Yes, but not rely solely on these. I know millennials have other ways of interacting with each other, so I understand that there is a new generation who doesn’t rely on festivals anymore. They’re using streaming platforms, social media. It’s very hard to get on the big streaming platforms like Netflix or Amazon, or Mubi; not impossible, but it is hard. We do have Cypriot filmmakers that are featured on these platforms. It is a way to get your work out there and potentially make some money out of it. Mubi is more difficult as it is a curatorial project. There is also Vimeo and Youtube, but I personally don’t use them to promote my films. I’ll use them when I know my film has run its circle and that it’s time to let it breathe out in the open and follow its own independent journey.

I understand that social media are the new way for filmmakers to interact with each other, to reach out to new audiences, so whatever suits each person. That being said, they should not give up on the opportunities that are given at film festivals because as I said earlier it’s different, it’s an experience.  Also, you meet lots of people at film festivals, you develop your network, you can meet future sponsors. There are industry events, masterclasses, parties, you never know who you’re going to meet next!

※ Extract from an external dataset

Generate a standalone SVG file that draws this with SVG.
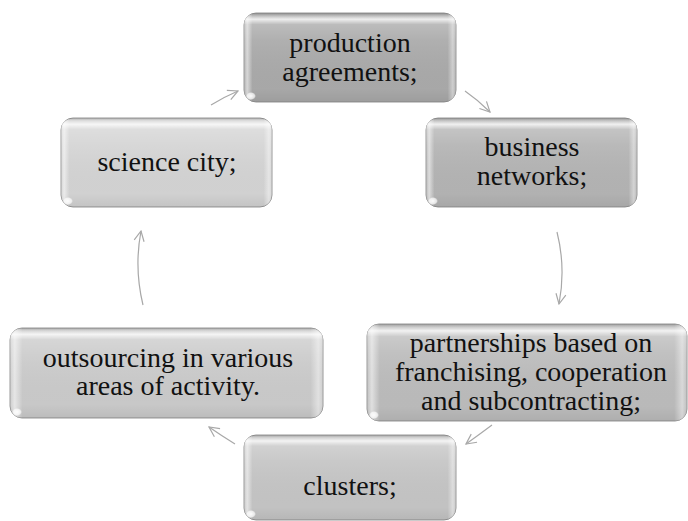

What are some of the perks and some of the challenges of being involved with the film ‘industry’ on a local level? 

Maybe I’m not the best person to answer this as I’m neither a full-time filmmaker nor based in Cyprus.  Clearly, we don’t have a film ‘industry’ per se. I only know a handful of filmmakers who are working full-time doing this. There’s little funding, but also a small audience, which does not allow for a commercially viable Cypriot cinema. That’s why most of the Cypriot filmmakers make films for the film festival scene and the international market, including streaming platforms. 

The perks are, first, that there is a sincere passion in it. Precisely because it doesn’t pay the bills, it has to fulfil something else, and for most of us, it’s purely an urge from deep inside. It’s like an internal itch that unless we succumb to it, won’t go away. We grew up in this culturally rich but also troubled place, with all these stories and transgenerational traumas, the exotic landscape, the colours, the light of Cyprus, its people, the larger than life characters. 

At the same time, I love working in Cyprus.  The filmmakers themselves are a beautiful community. The people I’ve collaborated with, I was only able to pay them so little with the film being a self-funded project, but they’ve all put their heart and soul in it: Avgi, Nektarios, Stephan, Anna, Stavros Makris and Stavros Terlikkas, Olga, Antony, Ollie, George and Melpo.

Once we started receiving the selections and awards, everyone was so thrilled and encouraged, asking me what our next project would be. I think the biggest accomplishment is having the people who have worked with you want to collaborate with you again. We had a great time and we truly believed in the project. We truly believed that we were working on something meaningful and, thankfully, we’ve managed to get this across and touch people.